Write out again, word for word, the lines below from the line that holds "Recreate this image" through the line that holds "const stvorPos = [2.54, 5.54, 7.51, 10.52];", omitting pictures.

=====

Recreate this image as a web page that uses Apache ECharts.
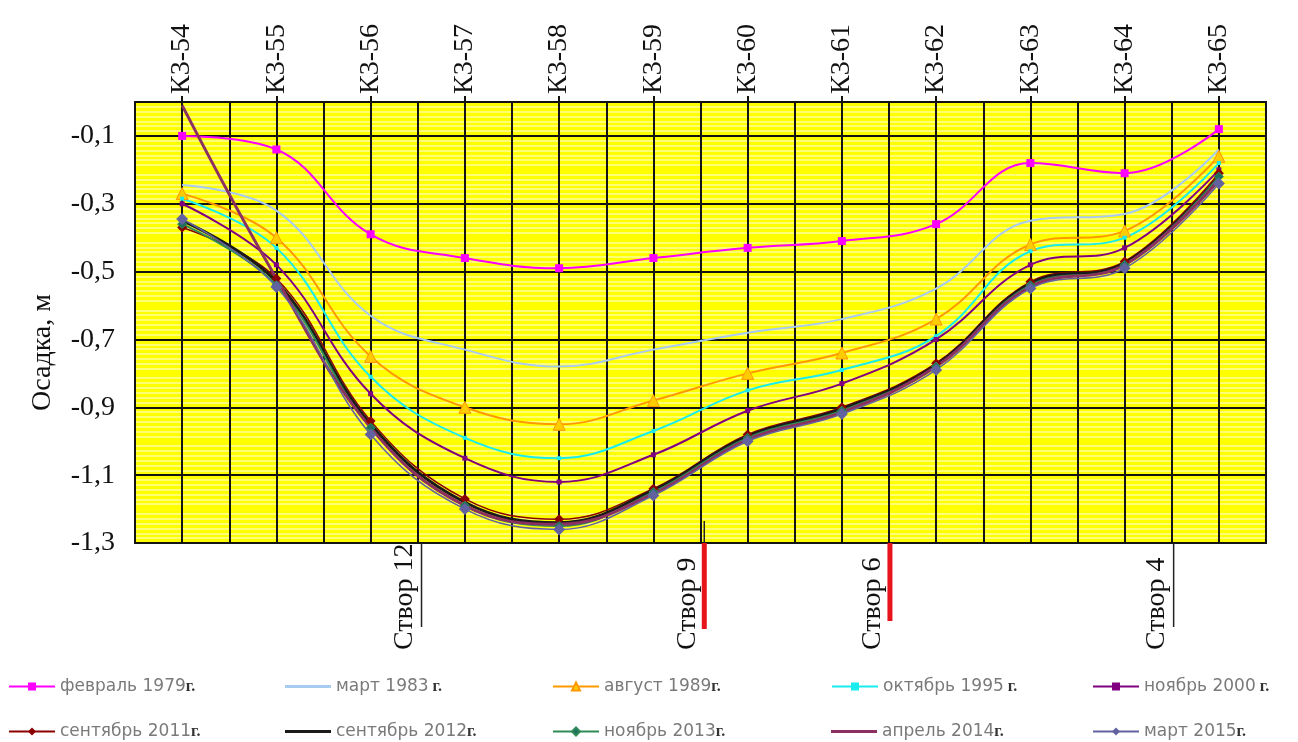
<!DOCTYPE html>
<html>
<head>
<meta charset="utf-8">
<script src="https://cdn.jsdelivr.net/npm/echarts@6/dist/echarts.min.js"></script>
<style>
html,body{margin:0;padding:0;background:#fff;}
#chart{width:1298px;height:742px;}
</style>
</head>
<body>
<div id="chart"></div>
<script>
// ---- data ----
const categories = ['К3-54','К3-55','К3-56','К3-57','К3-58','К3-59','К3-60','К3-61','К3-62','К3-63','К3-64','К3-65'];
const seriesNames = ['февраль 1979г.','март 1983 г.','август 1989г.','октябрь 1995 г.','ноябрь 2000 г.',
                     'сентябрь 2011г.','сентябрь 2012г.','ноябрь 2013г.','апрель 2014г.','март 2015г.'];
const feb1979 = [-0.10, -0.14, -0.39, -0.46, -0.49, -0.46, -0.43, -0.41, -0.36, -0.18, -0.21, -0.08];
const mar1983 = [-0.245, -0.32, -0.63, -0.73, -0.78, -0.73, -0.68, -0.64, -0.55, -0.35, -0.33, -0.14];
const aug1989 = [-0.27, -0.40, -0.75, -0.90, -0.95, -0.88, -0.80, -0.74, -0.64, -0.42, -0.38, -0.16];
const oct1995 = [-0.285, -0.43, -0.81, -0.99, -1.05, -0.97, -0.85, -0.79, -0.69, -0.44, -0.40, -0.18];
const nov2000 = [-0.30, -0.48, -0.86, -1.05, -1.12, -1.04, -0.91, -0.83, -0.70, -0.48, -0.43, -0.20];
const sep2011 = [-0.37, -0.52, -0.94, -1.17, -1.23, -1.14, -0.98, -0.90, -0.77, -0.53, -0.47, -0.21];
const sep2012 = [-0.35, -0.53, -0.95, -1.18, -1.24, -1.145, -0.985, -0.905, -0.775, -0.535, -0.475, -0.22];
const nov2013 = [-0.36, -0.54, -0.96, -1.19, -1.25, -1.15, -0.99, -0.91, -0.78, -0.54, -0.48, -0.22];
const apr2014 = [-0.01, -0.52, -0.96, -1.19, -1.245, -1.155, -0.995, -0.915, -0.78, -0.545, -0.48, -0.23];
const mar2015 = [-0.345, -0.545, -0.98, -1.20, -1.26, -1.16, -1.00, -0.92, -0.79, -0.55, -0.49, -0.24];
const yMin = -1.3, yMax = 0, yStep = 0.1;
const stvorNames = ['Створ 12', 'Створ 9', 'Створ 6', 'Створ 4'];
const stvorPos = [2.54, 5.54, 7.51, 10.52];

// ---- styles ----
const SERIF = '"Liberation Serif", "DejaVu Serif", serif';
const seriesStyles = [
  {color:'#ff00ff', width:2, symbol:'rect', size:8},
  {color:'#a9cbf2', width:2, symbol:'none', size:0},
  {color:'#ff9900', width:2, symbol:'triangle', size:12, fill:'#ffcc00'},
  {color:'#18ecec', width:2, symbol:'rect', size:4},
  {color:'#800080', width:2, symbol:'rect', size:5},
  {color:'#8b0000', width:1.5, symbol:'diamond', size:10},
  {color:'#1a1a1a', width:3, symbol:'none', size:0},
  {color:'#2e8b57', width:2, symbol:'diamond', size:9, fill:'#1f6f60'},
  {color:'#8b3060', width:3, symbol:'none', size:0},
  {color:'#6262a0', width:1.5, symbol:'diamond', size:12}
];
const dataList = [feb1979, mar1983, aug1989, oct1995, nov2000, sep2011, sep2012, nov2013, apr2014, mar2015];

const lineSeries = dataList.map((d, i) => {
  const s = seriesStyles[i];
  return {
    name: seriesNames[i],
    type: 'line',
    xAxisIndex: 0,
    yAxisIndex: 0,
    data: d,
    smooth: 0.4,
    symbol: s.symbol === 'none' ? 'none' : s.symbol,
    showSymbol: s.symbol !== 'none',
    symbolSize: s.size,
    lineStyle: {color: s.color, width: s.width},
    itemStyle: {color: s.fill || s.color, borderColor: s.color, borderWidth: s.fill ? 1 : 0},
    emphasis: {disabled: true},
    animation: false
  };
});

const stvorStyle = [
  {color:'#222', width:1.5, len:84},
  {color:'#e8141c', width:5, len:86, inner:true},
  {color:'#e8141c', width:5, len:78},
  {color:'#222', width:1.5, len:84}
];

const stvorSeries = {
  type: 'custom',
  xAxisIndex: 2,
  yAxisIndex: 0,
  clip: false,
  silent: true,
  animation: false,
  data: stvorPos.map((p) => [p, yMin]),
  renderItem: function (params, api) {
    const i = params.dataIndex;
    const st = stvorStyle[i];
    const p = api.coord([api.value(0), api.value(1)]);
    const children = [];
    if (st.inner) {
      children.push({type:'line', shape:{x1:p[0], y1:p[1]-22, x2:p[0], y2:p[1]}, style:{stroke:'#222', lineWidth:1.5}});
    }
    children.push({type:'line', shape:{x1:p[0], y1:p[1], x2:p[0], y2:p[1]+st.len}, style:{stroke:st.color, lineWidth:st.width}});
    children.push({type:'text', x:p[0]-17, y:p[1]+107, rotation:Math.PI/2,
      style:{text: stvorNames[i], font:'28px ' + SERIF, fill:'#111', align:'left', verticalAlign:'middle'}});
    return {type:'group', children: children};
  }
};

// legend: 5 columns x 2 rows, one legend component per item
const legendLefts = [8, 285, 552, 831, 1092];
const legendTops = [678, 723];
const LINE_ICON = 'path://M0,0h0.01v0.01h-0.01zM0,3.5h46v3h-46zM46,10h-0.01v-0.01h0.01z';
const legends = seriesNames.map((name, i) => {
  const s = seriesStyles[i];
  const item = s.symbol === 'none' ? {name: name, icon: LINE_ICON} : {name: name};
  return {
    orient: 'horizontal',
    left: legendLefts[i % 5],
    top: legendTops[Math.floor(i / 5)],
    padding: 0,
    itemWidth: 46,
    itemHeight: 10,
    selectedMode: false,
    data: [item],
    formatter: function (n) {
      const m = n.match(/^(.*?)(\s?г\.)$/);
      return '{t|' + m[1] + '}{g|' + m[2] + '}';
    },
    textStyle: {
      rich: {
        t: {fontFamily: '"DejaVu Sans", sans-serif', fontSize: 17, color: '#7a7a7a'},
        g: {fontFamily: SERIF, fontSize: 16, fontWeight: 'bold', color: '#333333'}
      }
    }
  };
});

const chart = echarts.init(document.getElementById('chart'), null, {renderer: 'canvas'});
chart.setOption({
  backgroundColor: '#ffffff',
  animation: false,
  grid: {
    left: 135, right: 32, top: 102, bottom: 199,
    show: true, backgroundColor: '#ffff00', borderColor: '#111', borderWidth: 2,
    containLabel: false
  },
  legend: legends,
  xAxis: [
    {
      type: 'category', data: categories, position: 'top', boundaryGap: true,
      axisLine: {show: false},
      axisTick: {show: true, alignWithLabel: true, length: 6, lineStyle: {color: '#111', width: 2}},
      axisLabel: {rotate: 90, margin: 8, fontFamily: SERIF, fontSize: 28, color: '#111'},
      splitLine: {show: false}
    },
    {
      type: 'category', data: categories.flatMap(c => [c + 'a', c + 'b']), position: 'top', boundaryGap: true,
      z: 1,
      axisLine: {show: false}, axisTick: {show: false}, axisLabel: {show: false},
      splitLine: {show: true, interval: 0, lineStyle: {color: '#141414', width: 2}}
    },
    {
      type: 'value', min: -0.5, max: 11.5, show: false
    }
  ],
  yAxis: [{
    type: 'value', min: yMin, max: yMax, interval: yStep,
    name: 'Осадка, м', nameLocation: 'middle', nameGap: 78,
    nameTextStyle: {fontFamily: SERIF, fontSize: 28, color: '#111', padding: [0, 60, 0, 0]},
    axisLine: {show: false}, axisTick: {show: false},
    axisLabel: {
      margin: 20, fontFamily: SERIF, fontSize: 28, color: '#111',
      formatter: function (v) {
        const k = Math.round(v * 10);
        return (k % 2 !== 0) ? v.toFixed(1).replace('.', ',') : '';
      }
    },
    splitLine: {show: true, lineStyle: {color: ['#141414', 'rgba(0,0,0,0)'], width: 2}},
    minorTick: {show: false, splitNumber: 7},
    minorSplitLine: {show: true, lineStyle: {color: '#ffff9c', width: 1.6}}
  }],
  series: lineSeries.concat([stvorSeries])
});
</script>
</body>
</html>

=====

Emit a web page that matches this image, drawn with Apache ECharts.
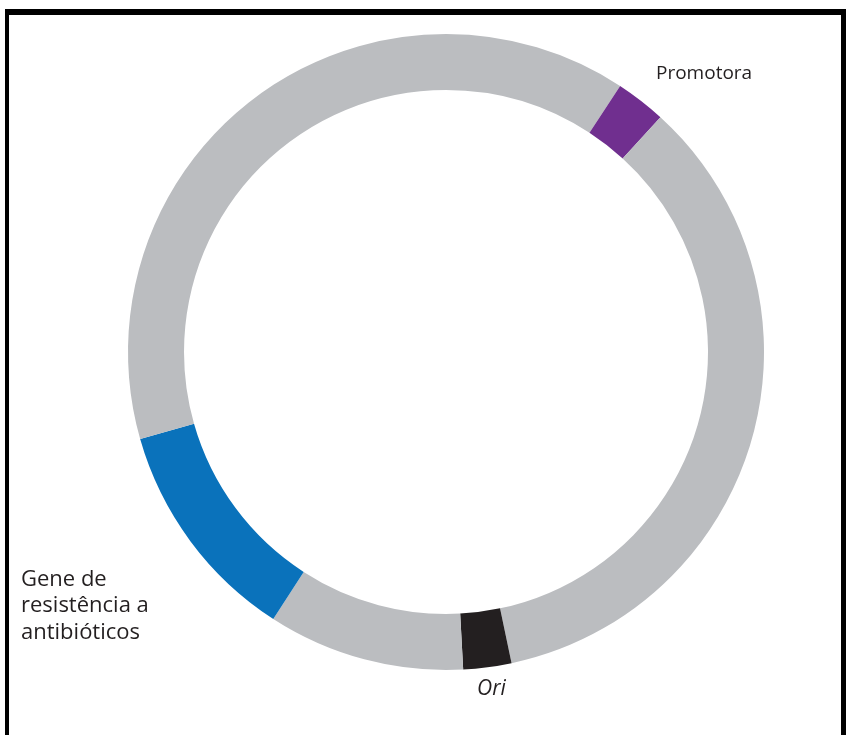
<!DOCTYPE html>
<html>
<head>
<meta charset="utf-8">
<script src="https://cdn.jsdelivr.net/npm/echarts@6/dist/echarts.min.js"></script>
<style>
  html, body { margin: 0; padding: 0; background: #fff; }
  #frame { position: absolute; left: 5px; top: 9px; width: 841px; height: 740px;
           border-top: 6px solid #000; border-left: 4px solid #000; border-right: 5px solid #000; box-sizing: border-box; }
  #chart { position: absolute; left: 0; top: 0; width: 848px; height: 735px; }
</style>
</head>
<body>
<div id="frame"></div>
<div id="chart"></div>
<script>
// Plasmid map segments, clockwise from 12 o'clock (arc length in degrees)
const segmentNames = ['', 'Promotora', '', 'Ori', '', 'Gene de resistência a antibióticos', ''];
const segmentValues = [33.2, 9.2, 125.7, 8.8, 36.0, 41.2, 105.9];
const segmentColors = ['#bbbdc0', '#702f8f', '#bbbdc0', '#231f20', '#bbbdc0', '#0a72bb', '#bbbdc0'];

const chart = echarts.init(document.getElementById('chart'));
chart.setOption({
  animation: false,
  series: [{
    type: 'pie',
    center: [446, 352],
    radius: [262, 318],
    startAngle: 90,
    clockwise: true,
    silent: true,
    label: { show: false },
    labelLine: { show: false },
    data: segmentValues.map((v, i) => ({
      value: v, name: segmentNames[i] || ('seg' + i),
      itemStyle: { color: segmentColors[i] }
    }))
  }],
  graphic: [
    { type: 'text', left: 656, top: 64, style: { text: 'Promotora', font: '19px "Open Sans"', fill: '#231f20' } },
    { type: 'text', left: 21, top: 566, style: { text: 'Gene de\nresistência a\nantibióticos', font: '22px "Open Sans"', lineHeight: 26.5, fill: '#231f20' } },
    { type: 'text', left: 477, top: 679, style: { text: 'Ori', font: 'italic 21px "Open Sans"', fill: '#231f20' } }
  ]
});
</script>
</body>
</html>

=====

▶ **Written solution**
Recreate this image as a web page that uses Apache ECharts.
<!DOCTYPE html>
<html>
<head>
<meta charset="utf-8">
<script src="https://cdn.jsdelivr.net/npm/echarts@6/dist/echarts.min.js"></script>
<style>
html,body{margin:0;padding:0;background:#fff;}
#chart{width:1298px;height:742px;}
</style>
</head>
<body>
<div id="chart"></div>
<script>
// ---- data ----
const categories = ['К3-54','К3-55','К3-56','К3-57','К3-58','К3-59','К3-60','К3-61','К3-62','К3-63','К3-64','К3-65'];
const seriesNames = ['февраль 1979г.','март 1983 г.','август 1989г.','октябрь 1995 г.','ноябрь 2000 г.',
                     'сентябрь 2011г.','сентябрь 2012г.','ноябрь 2013г.','апрель 2014г.','март 2015г.'];
const feb1979 = [-0.10, -0.14, -0.39, -0.46, -0.49, -0.46, -0.43, -0.41, -0.36, -0.18, -0.21, -0.08];
const mar1983 = [-0.245, -0.32, -0.63, -0.73, -0.78, -0.73, -0.68, -0.64, -0.55, -0.35, -0.33, -0.14];
const aug1989 = [-0.27, -0.40, -0.75, -0.90, -0.95, -0.88, -0.80, -0.74, -0.64, -0.42, -0.38, -0.16];
const oct1995 = [-0.285, -0.43, -0.81, -0.99, -1.05, -0.97, -0.85, -0.79, -0.69, -0.44, -0.40, -0.18];
const nov2000 = [-0.30, -0.48, -0.86, -1.05, -1.12, -1.04, -0.91, -0.83, -0.70, -0.48, -0.43, -0.20];
const sep2011 = [-0.37, -0.52, -0.94, -1.17, -1.23, -1.14, -0.98, -0.90, -0.77, -0.53, -0.47, -0.21];
const sep2012 = [-0.35, -0.53, -0.95, -1.18, -1.24, -1.145, -0.985, -0.905, -0.775, -0.535, -0.475, -0.22];
const nov2013 = [-0.36, -0.54, -0.96, -1.19, -1.25, -1.15, -0.99, -0.91, -0.78, -0.54, -0.48, -0.22];
const apr2014 = [-0.01, -0.52, -0.96, -1.19, -1.245, -1.155, -0.995, -0.915, -0.78, -0.545, -0.48, -0.23];
const mar2015 = [-0.345, -0.545, -0.98, -1.20, -1.26, -1.16, -1.00, -0.92, -0.79, -0.55, -0.49, -0.24];
const yMin = -1.3, yMax = 0, yStep = 0.1;
const stvorNames = ['Створ 12', 'Створ 9', 'Створ 6', 'Створ 4'];
const stvorPos = [2.54, 5.54, 7.51, 10.52];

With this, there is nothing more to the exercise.